Doctors typically order blood and urine tests: complete blood count, electrolytes, blood urea nitrogen, creatinine, glucose, venous blood gas (VBG), and carboxyhemoglobin. If the doctor is worried about damage to organs, he or she might order urine myoglobin, serum creatine kinase, or serum lactate tests. Arterial blood gas (ABG), chest radiograph, and an electrocardiogram (ECG) are obtained in any patient at risk for inhalation injury.
Patients with extensive burns have weakened immune systems. The immune system cells (neutrophils) can both overshoot and undershoot in response to the trauma, and the T lymphocyte dysfunction and cytokines they release are off balance. Patients often get bacterial infection in the burn area. The burn also destroys the physical barrier to tissue invasion, which permits spread of the bacteria deeper into the skin and through the lymph system. The dead (debris) tissue at the burn site is a breeding ground for parasites. Bacteria can get in the bloodstream. To protect against these nasty events, the doctor and nurses take action to prevent infections.
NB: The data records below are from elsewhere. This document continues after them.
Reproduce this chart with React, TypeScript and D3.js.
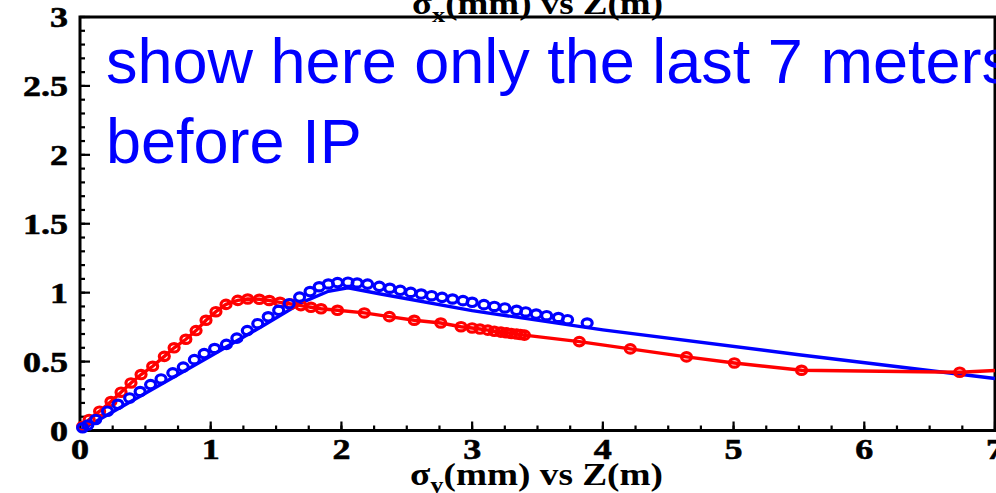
import React from 'react';
import * as d3 from 'd3';

// sigma_x points (blue) : [z (m), sigma (mm)]
const sigmaXPoints = [
  [0.02, 0.02], [0.06, 0.04], [0.12, 0.08], [0.21, 0.14], [0.29, 0.19],
  [0.38, 0.236], [0.46, 0.283], [0.54, 0.333], [0.62, 0.374], [0.71, 0.418],
  [0.79, 0.46], [0.875, 0.514], [0.95, 0.558], [1.03, 0.595], [1.12, 0.625],
  [1.2, 0.67], [1.28, 0.725], [1.36, 0.775], [1.44, 0.825], [1.52, 0.872],
  [1.6, 0.92], [1.68, 0.968], [1.76, 1.008], [1.83, 1.043], [1.9, 1.063],
  [1.97, 1.073], [2.05, 1.076], [2.12, 1.07], [2.2, 1.062], [2.29, 1.046],
  [2.37, 1.032], [2.45, 1.017], [2.53, 1.002], [2.61, 0.99], [2.69, 0.978],
  [2.77, 0.966], [2.85, 0.954], [2.93, 0.942], [3.0, 0.93], [3.09, 0.913],
  [3.17, 0.9], [3.25, 0.889], [3.34, 0.872], [3.41, 0.86], [3.49, 0.845],
  [3.57, 0.833], [3.66, 0.82], [3.73, 0.804], [3.88, 0.78],
];

// sigma_x fit line (blue)
const sigmaXLine = [
  [0, 0], [0.5, 0.27], [1.0, 0.54], [1.4, 0.76], [1.7, 0.93], [1.9, 1.01],
  [2.05, 1.035], [2.3, 0.99], [3.0, 0.87], [4.0, 0.73], [5.5, 0.55], [7.0, 0.377],
];

// sigma_y points (red)
const sigmaYPoints = [
  [0.02, 0.03], [0.07, 0.08], [0.15, 0.14], [0.237, 0.21], [0.314, 0.278],
  [0.39, 0.345], [0.467, 0.406], [0.556, 0.466], [0.645, 0.538], [0.72, 0.6],
  [0.81, 0.662], [0.888, 0.725], [0.964, 0.8], [1.04, 0.862], [1.117, 0.915],
  [1.207, 0.944], [1.283, 0.954], [1.372, 0.952], [1.448, 0.943], [1.53, 0.93],
  [1.614, 0.918], [1.69, 0.906], [1.767, 0.894], [1.844, 0.883], [1.97, 0.872],
  [2.175, 0.853], [2.367, 0.826], [2.557, 0.8], [2.76, 0.78], [2.915, 0.753],
  [3.0, 0.744], [3.06, 0.736], [3.12, 0.728], [3.17, 0.72], [3.22, 0.714],
  [3.26, 0.709], [3.3, 0.704], [3.34, 0.7], [3.37, 0.696], [3.4, 0.692],
  [3.82, 0.645], [4.21, 0.592], [4.64, 0.534], [5.006, 0.49], [5.52, 0.437],
  [6.73, 0.423],
];
const sigmaYEnd = [7.0, 0.435];

const xTicks = [0, 1, 2, 3, 4, 5, 6, 7];
const yTicks = [0, 0.5, 1, 1.5, 2, 2.5, 3];
const noteLines = ['show here only the last 7 meters', 'before IP'];

export default function App() {
  const width = 996;
  const height = 493;

  const x = d3.scaleLinear().domain([0, 7]).range([80, 995]);
  const y = d3.scaleLinear().domain([0, 3]).range([430.5, 17]);

  const line = d3
    .line()
    .x((d) => x(d[0]))
    .y((d) => y(d[1]));

  const xMinor = d3.range(0, 7.001, 0.25);
  const yMinor = d3.range(0, 3.001, 0.1);

  const serif = '"Liberation Serif", "Times New Roman", serif';
  const sans = '"Liberation Sans", Arial, sans-serif';

  return (
    <svg
      width={width}
      height={height}
      style={{ position: 'absolute', left: 0, top: 0, background: '#fff' }}
    >
      {/* minor + major ticks, pointing inward */}
      <g stroke="#000" strokeWidth={2.2}>
        {xMinor.map((t) => (
          <line key={'xm' + t} x1={x(t)} x2={x(t)} y1={y(0)} y2={y(0) - 5} />
        ))}
        {xTicks.map((t) => (
          <line key={'xM' + t} x1={x(t)} x2={x(t)} y1={y(0)} y2={y(0) - 9} />
        ))}
        {yMinor.map((t) => (
          <line key={'ym' + t} x1={x(0)} x2={x(0) + 5} y1={y(t)} y2={y(t)} />
        ))}
        {yTicks.map((t) => (
          <line key={'yM' + t} x1={x(0)} x2={x(0) + 10} y1={y(t)} y2={y(t)} />
        ))}
      </g>

      {/* frame */}
      <rect
        x={x(0)}
        y={y(3)}
        width={x(7) - x(0)}
        height={y(0) - y(3)}
        fill="none"
        stroke="#000"
        strokeWidth={3}
      />

      {/* tick labels */}
      <g fontFamily={serif} fontWeight="bold" fontSize={30} fill="#000" stroke="#000" strokeWidth={0.6}>
        {xTicks.map((t) => (
          <text
            key={'xl' + t}
            transform={`translate(${x(t)},${459}) scale(1.2,1)`}
            textAnchor="middle"
          >
            {t}
          </text>
        ))}
        {yTicks.map((t) => (
          <text
            key={'yl' + t}
            transform={`translate(68,${y(t) + 10}) scale(1.2,1)`}
            textAnchor="end"
          >
            {t}
          </text>
        ))}
      </g>

      {/* axis titles */}
      <text
        x={412}
        y={14}
        fontFamily={serif}
        fontWeight="bold"
        fontSize={31}
        textLength={251}
        lengthAdjust="spacingAndGlyphs"
      >
        σ<tspan fontSize={22} dy={8}>x</tspan>
        <tspan dy={-8}>(mm) vs Z(m)</tspan>
      </text>
      <text
        x={410}
        y={485}
        fontFamily={serif}
        fontWeight="bold"
        fontSize={31}
        textLength={253}
        lengthAdjust="spacingAndGlyphs"
      >
        σ<tspan fontSize={22} dy={7}>y</tspan>
        <tspan dy={-7}>(mm) vs Z(m)</tspan>
      </text>

      {/* lines */}
      <path d={line(sigmaXLine)} fill="none" stroke="#0000ff" strokeWidth={3.4} />
      <path
        d={line([...sigmaYPoints, sigmaYEnd])}
        fill="none"
        stroke="#ff0000"
        strokeWidth={3.4}
      />

      {/* markers */}
      <g fill="none" stroke="#ff0000" strokeWidth={3.2}>
        {sigmaYPoints.map((d, i) => (
          <ellipse key={'r' + i} cx={x(d[0])} cy={y(d[1])} rx={5} ry={4.2} />
        ))}
      </g>
      <g fill="none" stroke="#0000ff" strokeWidth={3.2}>
        {sigmaXPoints.map((d, i) => (
          <ellipse key={'b' + i} cx={x(d[0])} cy={y(d[1])} rx={5} ry={4.2} />
        ))}
      </g>

      {/* note */}
      <g fontFamily={sans} fontSize={63} fill="#0000ff">
        {noteLines.map((s, i) => (
          <text key={s} x={106} y={83 + i * 80}>
            {s}
          </text>
        ))}
      </g>
    </svg>
  );
}
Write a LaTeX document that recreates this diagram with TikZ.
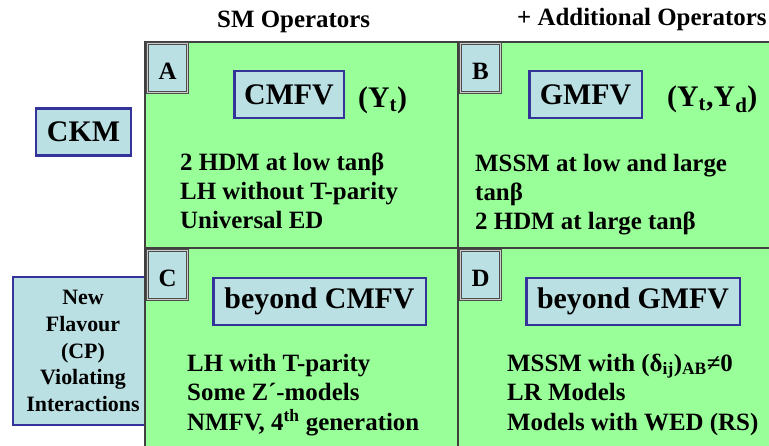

Tetanus immunization is given if the patient has not had one in the recent past, because of the increased risk of infection. The treatment team (doctors or nurses) almost always puts topical antibiotics on non-superficial burns. Some caregivers apply antibiotics to burn blisters; some do not. If the patient is moved to a burn center, burns are covered with clean, dry dressings and antibiotics are applied at the burn center. Cleaning and antibiotics are employed until skin grows over the burned area.